> WHAT THE EXERCISE ASKS: Your output is the lines from the first one to the one containing "plt.rcParams['hatch.linewidth'] = 0.8", repeated exactly, with images left out.

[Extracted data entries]
#####

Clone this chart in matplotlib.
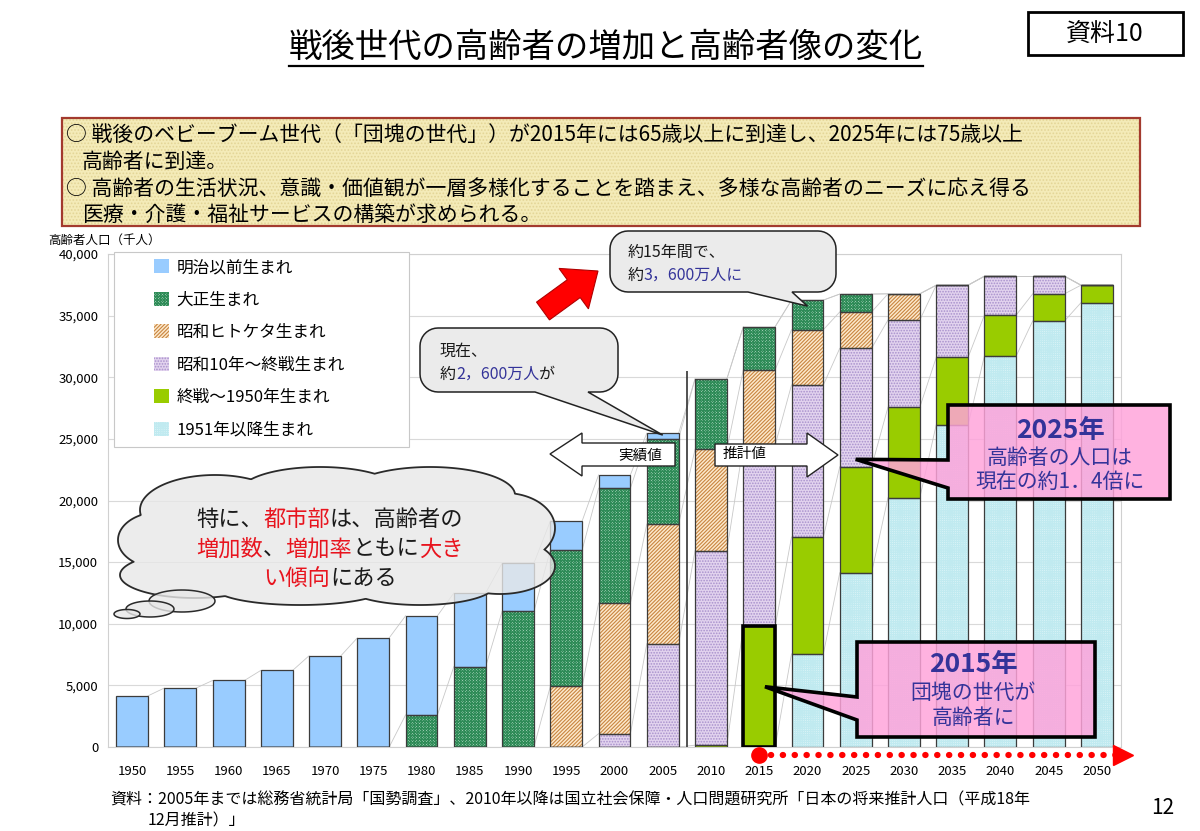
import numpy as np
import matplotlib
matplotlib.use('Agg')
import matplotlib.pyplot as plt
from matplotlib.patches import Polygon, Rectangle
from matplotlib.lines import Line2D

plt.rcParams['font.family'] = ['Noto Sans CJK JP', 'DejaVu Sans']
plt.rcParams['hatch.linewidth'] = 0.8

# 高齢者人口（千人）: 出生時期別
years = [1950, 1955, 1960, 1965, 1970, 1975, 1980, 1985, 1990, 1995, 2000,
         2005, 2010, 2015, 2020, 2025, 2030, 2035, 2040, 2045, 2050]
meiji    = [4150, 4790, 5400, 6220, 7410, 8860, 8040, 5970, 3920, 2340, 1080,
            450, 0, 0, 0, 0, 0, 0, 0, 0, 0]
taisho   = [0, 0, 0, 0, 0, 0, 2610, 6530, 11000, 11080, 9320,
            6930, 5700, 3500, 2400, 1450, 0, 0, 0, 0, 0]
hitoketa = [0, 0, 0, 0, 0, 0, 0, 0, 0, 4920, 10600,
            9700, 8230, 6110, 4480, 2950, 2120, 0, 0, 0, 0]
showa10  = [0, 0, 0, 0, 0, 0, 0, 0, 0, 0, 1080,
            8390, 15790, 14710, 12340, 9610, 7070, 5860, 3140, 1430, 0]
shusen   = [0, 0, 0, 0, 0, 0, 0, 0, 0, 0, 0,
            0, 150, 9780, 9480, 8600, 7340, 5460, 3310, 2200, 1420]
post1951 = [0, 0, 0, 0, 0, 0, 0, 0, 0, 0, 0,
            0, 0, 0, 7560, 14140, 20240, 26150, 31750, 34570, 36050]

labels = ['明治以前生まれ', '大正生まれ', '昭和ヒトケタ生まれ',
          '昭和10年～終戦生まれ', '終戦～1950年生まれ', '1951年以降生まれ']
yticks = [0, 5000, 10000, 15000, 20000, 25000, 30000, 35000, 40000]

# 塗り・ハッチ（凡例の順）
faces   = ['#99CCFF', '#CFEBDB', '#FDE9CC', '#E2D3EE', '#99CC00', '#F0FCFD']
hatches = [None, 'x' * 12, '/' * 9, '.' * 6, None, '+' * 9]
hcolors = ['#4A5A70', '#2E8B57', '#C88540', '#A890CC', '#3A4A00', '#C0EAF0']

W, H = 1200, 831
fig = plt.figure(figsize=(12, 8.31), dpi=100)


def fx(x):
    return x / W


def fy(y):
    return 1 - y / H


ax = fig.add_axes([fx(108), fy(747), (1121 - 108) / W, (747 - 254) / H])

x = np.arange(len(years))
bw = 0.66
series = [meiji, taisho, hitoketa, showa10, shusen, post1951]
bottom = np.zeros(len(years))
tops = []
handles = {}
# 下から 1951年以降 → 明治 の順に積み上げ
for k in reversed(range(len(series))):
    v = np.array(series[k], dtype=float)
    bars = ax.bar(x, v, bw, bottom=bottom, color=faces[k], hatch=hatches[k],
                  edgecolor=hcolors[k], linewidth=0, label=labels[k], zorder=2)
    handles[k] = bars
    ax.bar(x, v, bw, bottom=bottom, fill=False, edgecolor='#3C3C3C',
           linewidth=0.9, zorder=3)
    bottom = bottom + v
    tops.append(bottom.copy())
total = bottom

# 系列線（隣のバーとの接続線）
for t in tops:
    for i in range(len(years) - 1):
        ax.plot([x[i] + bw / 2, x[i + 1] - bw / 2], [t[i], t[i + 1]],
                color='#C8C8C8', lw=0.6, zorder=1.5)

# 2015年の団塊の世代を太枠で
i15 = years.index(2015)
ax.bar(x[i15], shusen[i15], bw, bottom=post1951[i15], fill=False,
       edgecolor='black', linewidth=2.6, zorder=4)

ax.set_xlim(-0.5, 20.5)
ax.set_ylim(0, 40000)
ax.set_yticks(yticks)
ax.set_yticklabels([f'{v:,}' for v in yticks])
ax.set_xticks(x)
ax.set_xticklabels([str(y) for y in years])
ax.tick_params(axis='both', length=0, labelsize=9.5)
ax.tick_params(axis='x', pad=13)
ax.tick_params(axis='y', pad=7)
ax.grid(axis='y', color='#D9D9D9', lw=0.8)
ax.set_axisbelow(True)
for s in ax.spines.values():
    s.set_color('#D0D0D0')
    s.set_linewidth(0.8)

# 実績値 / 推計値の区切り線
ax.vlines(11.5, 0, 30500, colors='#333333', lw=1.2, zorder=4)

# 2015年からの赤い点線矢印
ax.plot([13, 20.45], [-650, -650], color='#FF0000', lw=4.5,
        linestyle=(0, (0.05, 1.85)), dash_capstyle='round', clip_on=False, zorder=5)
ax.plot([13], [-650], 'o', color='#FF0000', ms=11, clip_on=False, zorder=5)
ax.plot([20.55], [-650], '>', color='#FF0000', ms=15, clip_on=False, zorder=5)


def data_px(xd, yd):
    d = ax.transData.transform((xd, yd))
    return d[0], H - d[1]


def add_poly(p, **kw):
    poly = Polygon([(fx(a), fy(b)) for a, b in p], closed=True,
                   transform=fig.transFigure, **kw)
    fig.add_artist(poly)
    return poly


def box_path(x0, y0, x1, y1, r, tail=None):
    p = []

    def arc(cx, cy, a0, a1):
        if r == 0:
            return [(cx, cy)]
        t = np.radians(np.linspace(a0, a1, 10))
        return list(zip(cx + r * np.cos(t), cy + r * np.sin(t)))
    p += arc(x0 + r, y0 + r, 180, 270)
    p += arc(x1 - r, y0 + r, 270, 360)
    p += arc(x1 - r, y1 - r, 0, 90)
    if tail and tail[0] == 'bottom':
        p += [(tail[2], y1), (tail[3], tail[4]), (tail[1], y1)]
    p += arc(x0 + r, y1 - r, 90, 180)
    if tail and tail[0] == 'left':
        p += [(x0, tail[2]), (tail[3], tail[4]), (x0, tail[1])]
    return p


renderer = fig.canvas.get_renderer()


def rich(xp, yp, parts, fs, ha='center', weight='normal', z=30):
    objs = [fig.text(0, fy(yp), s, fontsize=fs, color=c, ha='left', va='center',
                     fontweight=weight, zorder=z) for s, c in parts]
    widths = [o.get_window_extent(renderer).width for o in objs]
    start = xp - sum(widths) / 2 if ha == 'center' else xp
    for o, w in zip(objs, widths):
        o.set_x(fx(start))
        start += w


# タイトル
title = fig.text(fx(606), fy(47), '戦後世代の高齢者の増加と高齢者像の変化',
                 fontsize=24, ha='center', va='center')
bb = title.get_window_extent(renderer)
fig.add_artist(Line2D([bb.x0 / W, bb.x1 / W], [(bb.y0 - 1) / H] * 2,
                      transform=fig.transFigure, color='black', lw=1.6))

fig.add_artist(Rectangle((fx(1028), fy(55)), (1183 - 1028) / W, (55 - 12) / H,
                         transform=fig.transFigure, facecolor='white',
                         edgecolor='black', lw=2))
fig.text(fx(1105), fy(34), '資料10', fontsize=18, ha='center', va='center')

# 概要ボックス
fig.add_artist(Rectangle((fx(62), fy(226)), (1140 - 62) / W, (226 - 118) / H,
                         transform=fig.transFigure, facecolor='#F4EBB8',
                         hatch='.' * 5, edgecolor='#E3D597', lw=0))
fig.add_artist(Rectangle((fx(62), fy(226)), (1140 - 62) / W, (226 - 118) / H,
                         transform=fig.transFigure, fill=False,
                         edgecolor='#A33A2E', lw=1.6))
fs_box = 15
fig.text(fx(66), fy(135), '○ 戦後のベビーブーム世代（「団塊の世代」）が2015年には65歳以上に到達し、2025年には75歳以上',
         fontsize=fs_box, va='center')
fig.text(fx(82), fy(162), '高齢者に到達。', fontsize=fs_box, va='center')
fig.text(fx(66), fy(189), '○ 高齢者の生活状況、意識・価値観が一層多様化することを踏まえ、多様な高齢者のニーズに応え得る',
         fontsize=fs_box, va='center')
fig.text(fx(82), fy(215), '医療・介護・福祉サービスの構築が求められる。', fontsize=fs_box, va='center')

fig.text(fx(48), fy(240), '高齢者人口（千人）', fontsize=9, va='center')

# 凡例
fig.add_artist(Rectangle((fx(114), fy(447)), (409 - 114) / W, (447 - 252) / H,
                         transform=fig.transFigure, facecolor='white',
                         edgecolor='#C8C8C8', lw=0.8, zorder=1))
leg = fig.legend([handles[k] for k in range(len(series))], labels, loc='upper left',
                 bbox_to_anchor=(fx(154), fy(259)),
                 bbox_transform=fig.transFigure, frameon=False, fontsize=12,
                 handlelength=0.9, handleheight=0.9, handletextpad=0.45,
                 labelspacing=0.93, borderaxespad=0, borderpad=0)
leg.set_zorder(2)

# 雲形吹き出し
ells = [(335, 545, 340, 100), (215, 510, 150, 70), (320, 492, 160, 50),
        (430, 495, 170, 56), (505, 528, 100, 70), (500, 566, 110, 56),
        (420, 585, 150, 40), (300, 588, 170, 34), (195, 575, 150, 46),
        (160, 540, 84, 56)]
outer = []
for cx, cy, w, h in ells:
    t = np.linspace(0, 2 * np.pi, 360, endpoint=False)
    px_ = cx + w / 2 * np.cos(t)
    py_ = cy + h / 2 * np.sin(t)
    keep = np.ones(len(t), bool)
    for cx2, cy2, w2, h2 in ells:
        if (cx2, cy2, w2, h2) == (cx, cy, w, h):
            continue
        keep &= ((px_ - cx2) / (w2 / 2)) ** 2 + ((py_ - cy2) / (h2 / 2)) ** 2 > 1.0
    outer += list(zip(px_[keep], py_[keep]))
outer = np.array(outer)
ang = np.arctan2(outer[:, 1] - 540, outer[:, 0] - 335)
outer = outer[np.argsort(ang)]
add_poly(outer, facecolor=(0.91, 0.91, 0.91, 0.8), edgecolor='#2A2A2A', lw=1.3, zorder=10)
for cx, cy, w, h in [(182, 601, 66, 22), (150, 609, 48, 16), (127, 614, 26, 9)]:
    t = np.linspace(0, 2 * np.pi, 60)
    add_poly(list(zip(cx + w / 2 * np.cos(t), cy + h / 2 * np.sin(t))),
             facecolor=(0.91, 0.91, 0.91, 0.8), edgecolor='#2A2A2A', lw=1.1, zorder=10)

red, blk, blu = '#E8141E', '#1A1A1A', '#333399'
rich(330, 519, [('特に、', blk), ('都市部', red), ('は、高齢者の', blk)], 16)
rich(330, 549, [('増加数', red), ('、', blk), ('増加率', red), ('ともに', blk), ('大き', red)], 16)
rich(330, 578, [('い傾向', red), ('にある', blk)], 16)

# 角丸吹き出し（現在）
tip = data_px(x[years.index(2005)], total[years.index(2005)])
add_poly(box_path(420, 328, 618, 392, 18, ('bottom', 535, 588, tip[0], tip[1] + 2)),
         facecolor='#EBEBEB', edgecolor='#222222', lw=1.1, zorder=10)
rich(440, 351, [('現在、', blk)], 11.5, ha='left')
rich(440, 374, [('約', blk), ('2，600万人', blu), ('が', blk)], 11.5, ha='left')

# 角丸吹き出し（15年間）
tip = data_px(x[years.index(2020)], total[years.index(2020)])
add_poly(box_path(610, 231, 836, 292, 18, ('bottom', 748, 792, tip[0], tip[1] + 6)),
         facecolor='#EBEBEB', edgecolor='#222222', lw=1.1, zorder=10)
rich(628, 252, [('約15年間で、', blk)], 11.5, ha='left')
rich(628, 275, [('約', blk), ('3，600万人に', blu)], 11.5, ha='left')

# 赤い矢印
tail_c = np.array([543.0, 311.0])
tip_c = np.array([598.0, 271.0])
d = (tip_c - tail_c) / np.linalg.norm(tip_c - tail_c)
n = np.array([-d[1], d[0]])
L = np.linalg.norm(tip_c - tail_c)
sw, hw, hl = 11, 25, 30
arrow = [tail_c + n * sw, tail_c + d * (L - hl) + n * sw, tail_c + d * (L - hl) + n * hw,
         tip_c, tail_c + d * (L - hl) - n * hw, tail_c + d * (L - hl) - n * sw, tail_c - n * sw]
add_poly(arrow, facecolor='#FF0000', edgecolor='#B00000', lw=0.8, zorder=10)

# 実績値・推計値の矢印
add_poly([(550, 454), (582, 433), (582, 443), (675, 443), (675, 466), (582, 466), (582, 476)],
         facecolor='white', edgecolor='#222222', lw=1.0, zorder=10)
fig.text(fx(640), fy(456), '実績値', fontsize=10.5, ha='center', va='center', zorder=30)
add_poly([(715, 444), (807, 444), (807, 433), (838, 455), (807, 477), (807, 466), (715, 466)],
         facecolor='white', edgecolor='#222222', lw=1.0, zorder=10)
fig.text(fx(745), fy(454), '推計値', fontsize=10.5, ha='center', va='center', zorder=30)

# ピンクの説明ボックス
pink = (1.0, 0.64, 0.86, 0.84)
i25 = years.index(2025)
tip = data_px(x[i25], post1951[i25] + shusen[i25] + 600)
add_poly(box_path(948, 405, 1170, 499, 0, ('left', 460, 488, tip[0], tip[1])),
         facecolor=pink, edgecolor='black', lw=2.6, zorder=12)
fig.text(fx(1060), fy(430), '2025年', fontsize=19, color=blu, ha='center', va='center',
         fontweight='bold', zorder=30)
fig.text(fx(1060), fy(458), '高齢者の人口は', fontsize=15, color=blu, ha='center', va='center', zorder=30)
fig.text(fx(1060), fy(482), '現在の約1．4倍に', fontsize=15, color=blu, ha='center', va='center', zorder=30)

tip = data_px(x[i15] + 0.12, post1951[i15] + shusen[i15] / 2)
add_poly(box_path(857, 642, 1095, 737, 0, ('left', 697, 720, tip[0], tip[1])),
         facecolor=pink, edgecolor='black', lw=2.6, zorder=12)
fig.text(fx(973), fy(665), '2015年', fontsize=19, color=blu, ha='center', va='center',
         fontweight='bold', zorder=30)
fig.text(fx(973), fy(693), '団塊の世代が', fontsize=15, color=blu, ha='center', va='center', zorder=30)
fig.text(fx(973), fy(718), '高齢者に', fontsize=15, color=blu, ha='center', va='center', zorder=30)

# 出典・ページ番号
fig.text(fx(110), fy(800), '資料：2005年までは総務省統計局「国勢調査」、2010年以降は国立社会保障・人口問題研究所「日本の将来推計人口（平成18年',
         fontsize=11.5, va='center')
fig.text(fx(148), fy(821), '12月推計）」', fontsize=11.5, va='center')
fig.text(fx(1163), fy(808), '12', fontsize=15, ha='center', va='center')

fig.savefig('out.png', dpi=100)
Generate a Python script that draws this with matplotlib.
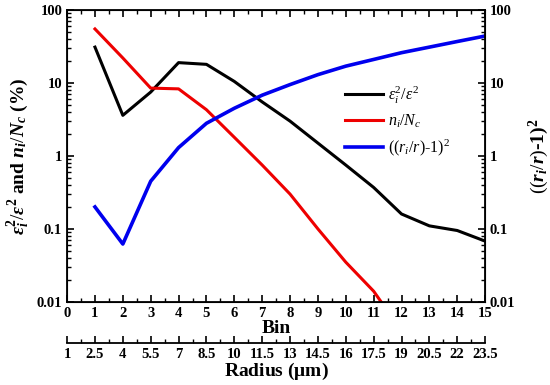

#####

> OUTPUT OF THE TASK:
Clone this chart in matplotlib.
import numpy as np
import matplotlib
matplotlib.use('Agg')
import matplotlib.pyplot as plt
from matplotlib.patches import Polygon, Rectangle
from matplotlib.lines import Line2D

plt.rcParams['font.family'] = ['Noto Sans CJK JP', 'DejaVu Sans']
plt.rcParams['hatch.linewidth'] = 0.8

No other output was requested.